Jim Jenkins

Bob Hall, a guardian of democracy, has served NC voters well

Bob Hall, of Democracy North Carolina, who filed the complaint with the board has the final say during a State Board of Elections hearing in 2009.
Bob Hall, of Democracy North Carolina, who filed the complaint with the board has the final say during a State Board of Elections hearing in 2009. News & Observer photo

It is one thing for one’s friends to say, “You know, you’re really kind of a genius,” and quite another to have an official verification of sorts, from, for example, the MacArthur Foundation, which awards no-strings-attached “genius grants” to those doing good and noble work to make the world a little better.

They are typically very focused people, and more often than not, quietly modest. They’d just as soon the MacArthur grant info not be in the first paragraph of anything written about them and don’t talk about it much.

The characterization fits Bob Hall (grant winner, 1992), who is executive director of Democracy North Carolina, a watchdog group that’s brought a tough spotlight on parts of the political system from campaign finance to voter suppression to the influence of special-interest groups (bankers protecting an industry’s tax breaks, for example), with one of the goals being to see that all voices are heard.

In talking to Hall, it hit me that he is a righteous brother, in the literal and not the show-business sense of the word. He’s done a lot of good for this state and for average folks who need to have some good done, whether in the form of seeing to it that they get a fair shake from their government or that they have clean air to breathe.

Hall, who’s 72 and sometime back announced he’s planning to retire, hesitates to talk about himself or the prospect of moving on to other interests. He says he wants it clear he is not yet retired and that the day may not be coming soon. He’s still in there pitching – mostly the high, hard ones at those in government who bend to the wishes of special-interest groups or want to skew the election process in favor of big money influence.

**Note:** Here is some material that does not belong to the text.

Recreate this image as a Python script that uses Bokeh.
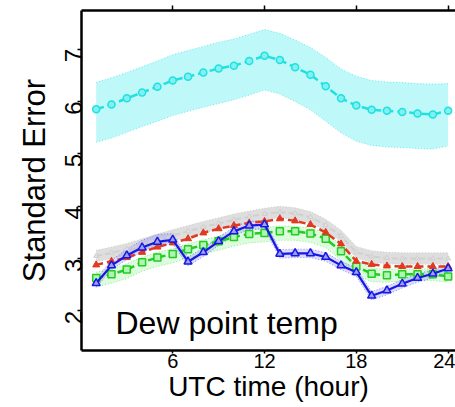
import math
from bokeh.plotting import figure
from bokeh.models import Range1d, LinearAxis, FixedTicker, Label
from bokeh.embed import file_html
from bokeh.resources import INLINE

hours = list(range(1, 25))

cyan = [5.85, 5.94, 6.06, 6.17, 6.28, 6.40, 6.47, 6.55, 6.63, 6.68, 6.77, 6.87,
        6.79, 6.65, 6.51, 6.29, 6.06, 5.92, 5.84, 5.82, 5.80, 5.77, 5.75, 5.82]
cyan_hi = [6.36, 6.45, 6.55, 6.66, 6.77, 6.89, 6.97, 7.05, 7.13, 7.19, 7.28, 7.37,
           7.30, 7.17, 7.03, 6.84, 6.62, 6.48, 6.40, 6.37, 6.36, 6.34, 6.33, 6.34]
cyan_lo = [5.22, 5.30, 5.41, 5.52, 5.62, 5.73, 5.81, 5.89, 5.96, 6.03, 6.12, 6.22,
           6.14, 6.00, 5.84, 5.62, 5.40, 5.24, 5.16, 5.13, 5.12, 5.10, 5.09, 5.15]

gray = [3.05, 3.11, 3.18, 3.27, 3.36, 3.44, 3.52, 3.60, 3.67, 3.74, 3.80, 3.85,
        3.89, 3.86, 3.79, 3.64, 3.43, 3.12, 3.04, 3.01, 3.00, 3.00, 3.00, 3.00]
gray_hi = [3.16, 3.22, 3.29, 3.38, 3.47, 3.55, 3.63, 3.71, 3.78, 3.85, 3.91, 3.96,
           4.00, 3.97, 3.90, 3.75, 3.54, 3.23, 3.15, 3.12, 3.11, 3.11, 3.11, 3.11]
gray_lo = [2.94, 3.00, 3.07, 3.16, 3.25, 3.33, 3.41, 3.49, 3.56, 3.63, 3.69, 3.74,
           3.78, 3.75, 3.68, 3.53, 3.32, 3.01, 2.93, 2.90, 2.89, 2.89, 2.89, 2.89]

red = [2.88, 2.95, 3.02, 3.12, 3.22, 3.30, 3.38, 3.49, 3.57, 3.63, 3.68, 3.71,
       3.76, 3.72, 3.65, 3.50, 3.28, 2.95, 2.89, 2.86, 2.85, 2.85, 2.85, 2.85]

green = [2.63, 2.70, 2.79, 2.93, 3.02, 3.09, 3.18, 3.26, 3.33, 3.41, 3.47, 3.49,
         3.52, 3.52, 3.48, 3.38, 3.14, 2.85, 2.71, 2.68, 2.70, 2.70, 2.70, 2.66]
green_hi = [2.74, 2.81, 2.90, 3.03, 3.12, 3.19, 3.28, 3.36, 3.43, 3.51, 3.57, 3.59,
            3.62, 3.62, 3.58, 3.49, 3.26, 2.97, 2.82, 2.79, 2.80, 2.80, 2.80, 2.77]
green_lo = [2.46, 2.53, 2.62, 2.76, 2.85, 2.92, 3.01, 3.09, 3.16, 3.24, 3.30, 3.32,
            3.35, 3.35, 3.31, 3.21, 2.97, 2.68, 2.56, 2.55, 2.57, 2.58, 2.58, 2.55]

blue = [2.53, 2.87, 3.06, 3.21, 3.32, 3.36, 2.94, 3.12, 3.33, 3.52, 3.63, 3.65,
        3.09, 3.10, 3.10, 3.03, 2.87, 2.74, 2.29, 2.39, 2.52, 2.63, 2.71, 2.81]
blue_hi = [2.61, 2.97, 3.18, 3.35, 3.46, 3.48, 3.03, 3.20, 3.41, 3.60, 3.71, 3.73,
           3.17, 3.18, 3.18, 3.11, 2.95, 2.82, 2.37, 2.47, 2.60, 2.71, 2.79, 2.89]
blue_lo = [2.45, 2.79, 2.98, 3.13, 3.24, 3.28, 2.86, 3.04, 3.25, 3.44, 3.55, 3.57,
           3.01, 3.02, 3.02, 2.95, 2.79, 2.66, 2.21, 2.31, 2.44, 2.55, 2.63, 2.73]

x_ticks = [6, 12, 18, 24]
y_ticks = [2, 3, 4, 5, 6, 7]
FONT = "Liberation Sans"

p = figure(width=455, height=407, output_backend="svg", toolbar_location=None,
           x_range=Range1d(0.04, 24.48), y_range=Range1d(1.246, 7.735),
           min_border_left=81, min_border_right=0, min_border_top=10,
           min_border_bottom=57)
p.outline_line_color = None
p.grid.visible = False
p.background_fill_color = "white"
p.border_fill_color = "white"

def band(hi, lo, fill, alpha, edge):
    p.varea(x=hours, y1=lo, y2=hi, fill_color=fill, fill_alpha=alpha)
    p.line(hours, hi, line_color=edge, line_dash="1 2", line_width=1, line_alpha=0.6)
    p.line(hours, lo, line_color=edge, line_dash="1 2", line_width=1, line_alpha=0.6)

# bands
band(cyan_hi, cyan_lo, "#00e5e5", 0.25, "#20e0e0")
band(gray_hi, gray_lo, "#c8c8c8", 0.6, "#b8b8b8")
band(green_hi, green_lo, "#66ee66", 0.22, "#55dd55")
band(blue_hi, blue_lo, "#7070ff", 0.25, "#5050ee")

# cyan series
p.line(hours, cyan, line_color="#20e0e0", line_width=2.5, line_dash="8 4")
p.scatter(hours, cyan, marker="circle", size=7, line_color="#20e0e0",
          fill_color="#80f0f0", line_width=1.5)

# gray series
p.line(hours, gray, line_color="#d0d0d0", line_width=2, line_dash="6 3")
p.scatter(hours, gray, marker="triangle", size=5, line_color="#d0d0d0",
          fill_color="#e0e0e0", line_width=1)

# green series
p.line(hours, green, line_color="#22cc22", line_width=2.5, line_dash="7 4")
p.scatter(hours, green, marker="square", size=7, line_color="#22cc22",
          fill_color="#b0f5b0", line_width=1.5)

# red series
p.line(hours, red, line_color="#e03a20", line_width=2.5, line_dash="7 4")
p.scatter(hours, red, marker="triangle", size=7, line_color="#e03a20",
          fill_color="#e03a20", line_width=1)

# blue series
p.line(hours, blue, line_color="#1818e0", line_width=2.2)
p.scatter(hours, blue, marker="triangle", size=8, line_color="#1818e0",
          fill_color="#a0a0ff", line_width=1.5)

# axes
xa = p.xaxis[0]
xa.ticker = FixedTicker(ticks=x_ticks)
xa.axis_label = "UTC time (hour)"
ya = p.yaxis[0]
ya.ticker = FixedTicker(ticks=y_ticks)
ya.axis_label = "Standard Error"
ya.major_label_orientation = math.pi / 2

for ax in (xa, ya):
    ax.axis_line_width = 2.5
    ax.axis_line_color = "black"
    ax.major_tick_line_width = 1.5
    ax.minor_tick_line_color = None
    ax.major_tick_in = 0
    ax.major_label_text_font = FONT
    ax.major_label_text_color = "black"
    ax.axis_label_text_font = FONT
    ax.axis_label_text_font_style = "normal"
    ax.axis_label_text_color = "black"

xa.major_tick_out = 3
xa.major_label_standoff = 0
xa.axis_label_standoff = 0
xa.major_label_text_font_size = "20px"
xa.axis_label_text_font_size = "28px"

ya.major_tick_out = 4
ya.major_label_standoff = 4
ya.axis_label_standoff = 2
ya.major_label_text_font_size = "24px"
ya.axis_label_text_font_size = "31px"

top = LinearAxis(ticker=FixedTicker(ticks=x_ticks), axis_line_width=2.5,
                 axis_line_color="black", major_tick_out=5, major_tick_in=0,
                 major_tick_line_width=1.5, minor_tick_line_color=None,
                 major_label_text_font_size="0px", major_label_standoff=0)
top.major_label_overrides = {t: "" for t in x_ticks}
p.add_layout(top, "above")

p.add_layout(Label(x=2.26, y=1.78, text="Dew point temp", text_font=FONT,
                   text_font_size="32px", text_color="black",
                   text_baseline="alphabetic", text_align="left"))

open("out.html", "w").write(file_html(p, INLINE))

It is hard work, frustrating because it’s tough to gain the attention of politicians of different philosophies (Hall’s most certainly a liberal, though respected by Republican leaders) and always, it seems, running up against groups with more money and clout.

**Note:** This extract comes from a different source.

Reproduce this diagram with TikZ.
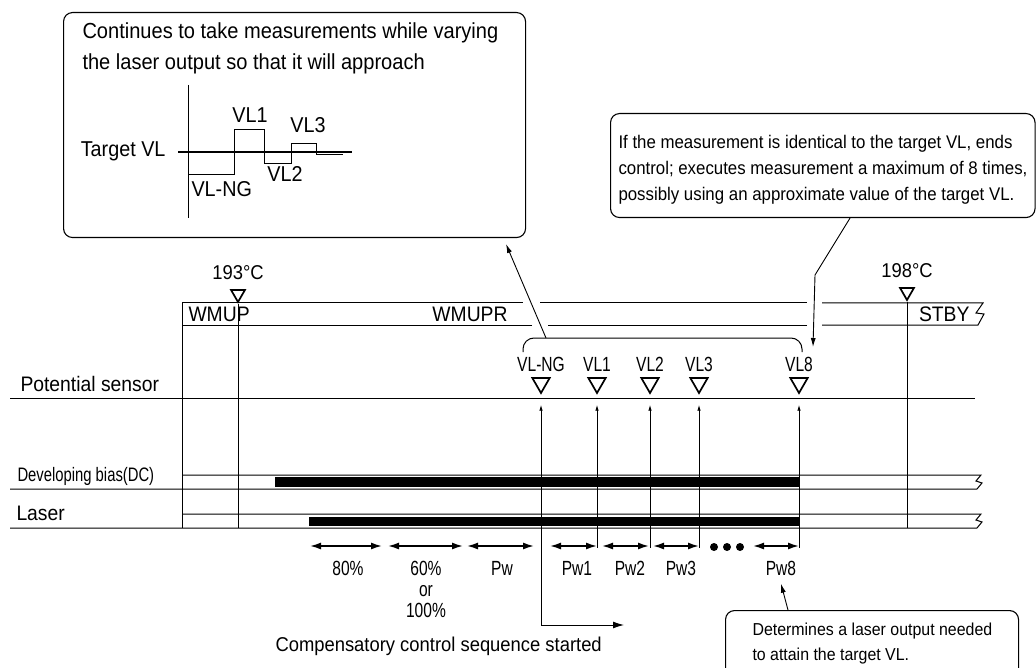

But Hall’s kept at it for more than 25 years, and in that time has taken on: how state Board of Transportation members misused their offices (reform has come); special-interest contributions to legislators and the influence they gained; the influence of big developers over environmental laws; illegal contributions from an owner of rest homes to Democrats; the influence of video-poker interests through campaign donations; big investments (tens of millions) from Republican Art Pope in various conservative groups over many years; reform to advocate public financing for judicial elections; and same-day voter registration, something he figures may have brought 400,000 people into the electoral process. Sometimes Democracy North Carolina has helped newspapers in attempts to report on some subject; other times it has raised attention by filing complaints with the State Board of Elections.

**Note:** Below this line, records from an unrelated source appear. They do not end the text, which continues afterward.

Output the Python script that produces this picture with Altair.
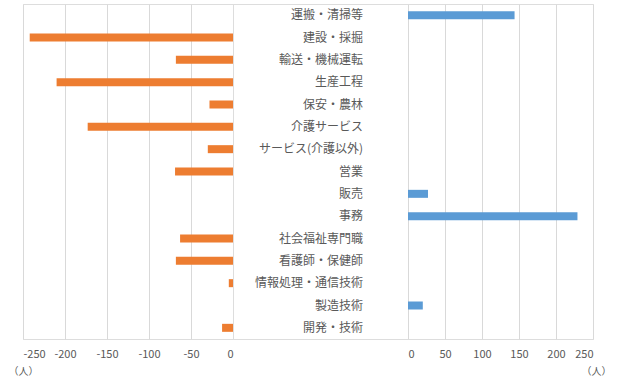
import altair as alt
import pandas as pd

categories = ["運搬・清掃等", "建設・採掘", "輸送・機械運転", "生産工程", "保安・農林",
              "介護サービス", "サービス(介護以外)", "営業", "販売", "事務",
              "社会福祉専門職", "看護師・保健師", "情報処理・通信技術", "製造技術", "開発・技術"]
left_values = [0, -242, -68, -210, -28, -173, -30, -69, 0, 0, -63, -68, -5, 0, -13]
right_values = [144, 0, 0, 0, 0, 0, 0, 0, 27, 229, 0, 0, 0, 20, 0]
left_ticks = [-250, -200, -150, -100, -50, 0]
right_ticks = [0, 50, 100, 150, 200, 250]
unit = "（人）"

df = pd.DataFrame({"cat": categories, "left": left_values, "right": right_values})

FONT = "Noto Sans CJK JP"
GRAY = "#595959"
H = 335

yenc = alt.Y("cat:N", sort=categories, axis=None,
             scale=alt.Scale(domain=categories, paddingInner=0.62, paddingOuter=0.31))

left = alt.Chart(df).mark_bar(color="#ED7D31", size=8).encode(
    x=alt.X("left:Q", scale=alt.Scale(domain=[-250, 0], nice=False),
            axis=alt.Axis(values=left_ticks, title=unit, domain=False, ticks=False,
                          grid=True, gridColor="#d9d9d9", labelColor=GRAY, labelFontSize=11,
                          labelFont=FONT, labelPadding=9,
                          labelExpr="'' + datum.value",
                          titleFont=FONT, titleFontSize=10, titleFontWeight="normal",
                          titleColor=GRAY, titleX=-15, titleY=32, titleAlign="left",
                          titleBaseline="middle", titleAnchor="start")),
    y=yenc,
).properties(width=210, height=H)

mid = alt.Chart(df).mark_text(align="right", baseline="middle", font=FONT,
                              fontSize=12, color=GRAY).encode(
    y=yenc,
    x=alt.value(130),
    text="cat:N",
).properties(width=175, height=H)

right = alt.Chart(df).mark_bar(color="#5B9BD5", size=8).encode(
    x=alt.X("right:Q", scale=alt.Scale(domain=[0, 250], nice=False),
            axis=alt.Axis(values=right_ticks, title=unit, domain=False, ticks=False,
                          grid=True, gridColor="#d9d9d9", labelColor=GRAY, labelFontSize=11,
                          labelFont=FONT, labelPadding=9,
                          titleFont=FONT, titleFontSize=10, titleFontWeight="normal",
                          titleColor=GRAY, titleX=188, titleY=32, titleAlign="center",
                          titleBaseline="middle", titleAnchor="end")),
    y=yenc,
).properties(width=185, height=H)

chart = alt.hconcat(left, mid, right, spacing=0, bounds="flush").properties(
    padding={"left": 7, "top": 3, "right": 5, "bottom": 0}
).configure_view(stroke=None).configure(background="white")

chart.save("out.html", embed_options={"renderer": "svg", "actions": False})
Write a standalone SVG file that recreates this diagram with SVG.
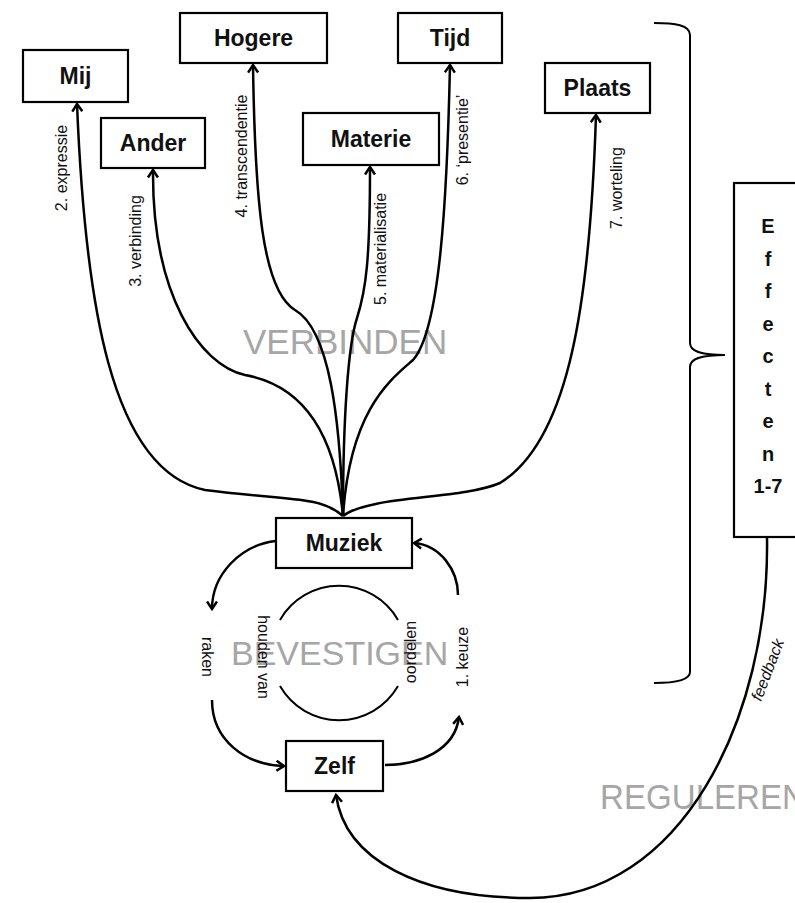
<svg xmlns="http://www.w3.org/2000/svg" width="795" height="903" viewBox="0 0 795 903">
<style>
.box{fill:#fff;stroke:#000;stroke-width:2.2}
.bl{font-family:"Liberation Sans",Arial,sans-serif;font-weight:bold;font-size:23px;text-anchor:middle;fill:#111}
.eff{font-family:"Liberation Sans",Arial,sans-serif;font-weight:bold;font-size:20px;text-anchor:middle;fill:#111}
.lab{font-family:"Liberation Sans",Arial,sans-serif;font-size:16px;text-anchor:middle;fill:#111}
.big{font-family:"Liberation Sans",Arial,sans-serif;font-size:35px;fill:#a6a6a6}
.ln{fill:none;stroke:#000;stroke-width:2.5}
.thin{fill:none;stroke:#000;stroke-width:2}
</style>
<defs>
<marker id="ah" viewBox="0 0 12 12" refX="10" refY="6" markerWidth="12" markerHeight="12" markerUnits="userSpaceOnUse" orient="auto">
<path d="M2.5,1 L10,6 L2.5,11" fill="none" stroke="#000" stroke-width="2.5"/>
</marker>
</defs>
<rect width="795" height="903" fill="#fff"/>
<g id="background-labels">
<text class="big" x="243" y="354">VERBINDEN</text>
<text class="big" x="231" y="665" style="font-size:34px">BEVESTIGEN</text>
<text class="big" x="600" y="809" textLength="206" lengthAdjust="spacingAndGlyphs">REGULEREN</text>
</g>
<g id="connectors">
<path class="ln" marker-end="url(#ah)" d="M343,516 C320,495 280,500 205,490 C110,470 85,300 77,104"/>
<path class="ln" marker-end="url(#ah)" d="M343,516 C335,430 300,385 245,375 C200,365 152,295 153,170"/>
<path class="ln" marker-end="url(#ah)" d="M343,516 C340,420 330,330 295,310 C262,290 255,200 253,65"/>
<path class="ln" marker-end="url(#ah)" d="M343,516 C343,420 348,345 357,318 C366,290 370,260 370,167"/>
<path class="ln" marker-end="url(#ah)" d="M343,516 C350,410 390,380 413,360 C440,330 447,200 450,65"/>
<path class="ln" marker-end="url(#ah)" d="M343,516 C370,495 460,500 500,483 C570,440 590,300 596,115"/>
<path class="ln" marker-end="url(#ah)" d="M276,541 C240,545 212,575 212,609"/>
<path class="ln" marker-end="url(#ah)" d="M212,700 C212,740 245,765 284,766"/>
<path class="ln" marker-end="url(#ah)" d="M385,765 C420,765 455,750 459,717"/>
<path class="ln" marker-end="url(#ah)" d="M458,595 C458,570 440,545 414,543"/>
<path class="ln" marker-end="url(#ah)" d="M767,537 C770,720 680,898 530,898 C420,898 345,860 336,795"/>
<path class="thin" d="M280,620 A68,68 0 0 1 398,620"/>
<path class="thin" d="M280,686 A68,68 0 0 0 398,686"/>
<path class="thin" d="M654,23 C675,23 690,25 690,35 L690,343 C690,351 700,355 725,355 C700,355 690,359 690,367 L690,672 C690,680 675,683 654,683"/>
</g>
<g id="labels">
<text class="lab" transform="translate(67,168) rotate(-90)">2. expressie</text>
<text class="lab" transform="translate(141,241) rotate(-90)">3. verbinding</text>
<text class="lab" transform="translate(247,156) rotate(-90)">4. transcendentie</text>
<text class="lab" transform="translate(386,249) rotate(-90)">5. materialisatie</text>
<text class="lab" transform="translate(468,140) rotate(-90)">6. ‘presentie’</text>
<text class="lab" transform="translate(622,188) rotate(-90)">7. worteling</text>
<text class="lab" transform="translate(468,657) rotate(-90)">1. keuze</text>
<text class="lab" transform="translate(416,652) rotate(-90)">oordelen</text>
<text class="lab" transform="translate(202,657) rotate(90)">raken</text>
<text class="lab" transform="translate(258,657) rotate(90)">houden van</text>
<text class="lab" style="font-style:italic" transform="translate(768,670) rotate(-69)" y="5">feedback</text>
</g>
<g id="node-mij"><rect class="box" x="23" y="50" width="105" height="52"/><text class="bl" x="75.5" y="84">Mij</text></g>
<g id="node-hogere"><rect class="box" x="180" y="13" width="147" height="50"/><text class="bl" x="253.5" y="46">Hogere</text></g>
<g id="node-ander"><rect class="box" x="101" y="118" width="104" height="50"/><text class="bl" x="153" y="151">Ander</text></g>
<g id="node-materie"><rect class="box" x="303" y="113" width="136" height="52"/><text class="bl" x="371" y="147">Materie</text></g>
<g id="node-tijd"><rect class="box" x="398" y="13" width="104" height="50"/><text class="bl" x="450" y="46">Tijd</text></g>
<g id="node-plaats"><rect class="box" x="545" y="63" width="105" height="50"/><text class="bl" x="597.5" y="96">Plaats</text></g>
<g id="node-muziek"><rect class="box" x="276" y="518" width="136" height="50"/><text class="bl" x="344" y="551">Muziek</text></g>
<g id="node-zelf"><rect class="box" x="286" y="741" width="97" height="50"/><text class="bl" x="334.5" y="774">Zelf</text></g>
<g id="node-effecten"><rect class="box" x="734" y="183" width="80" height="354"/>
<text class="eff" x="768" y="233">E</text>
<text class="eff" x="768" y="265.5">f</text>
<text class="eff" x="768" y="298">f</text>
<text class="eff" x="768" y="330.5">e</text>
<text class="eff" x="768" y="363">c</text>
<text class="eff" x="768" y="395.5">t</text>
<text class="eff" x="768" y="428">e</text>
<text class="eff" x="768" y="460.5">n</text>
<text class="eff" x="768" y="493">1-7</text>
</g>
</svg>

In virtually all cases, Democracy North Carolina has put a light on issues that needed it. The powerful have often been offended, many times angered or embarrassed. We in newspapers have called the group a “watchdog,” but it’s been an aggressive advocate for honesty and openness, and no matter how those in power may sometimes resist criticism and and minimize it, the fact is that once Democracy North Carolina has come calling, a better government comes out of the visit. Oh, some battles have been lost, to be sure. But some have been won.

Hall came by his righteousness honestly. “I was raised in the church by a single mom,” he says, “who taught me the difference between right and wrong. I understood class difference very early and got swept up in the civil rights movement and I was seized by that spirit … what Dr. (Martin Luther) King talked about.”

A righteous young man he was; a righteous 72-year-old he still is. His people in Central Florida were preachers and teachers and choir directors. Though his diplomatic skills and education might have taken him far to lucrative ventures in business or even high office in politics, he probably was destined to do good and do right and enjoy a clear, focused life. And he’s not done yet. Democracy North Carolina will not quickly or easily replace Bob Hall; North Carolina itself won’t, either.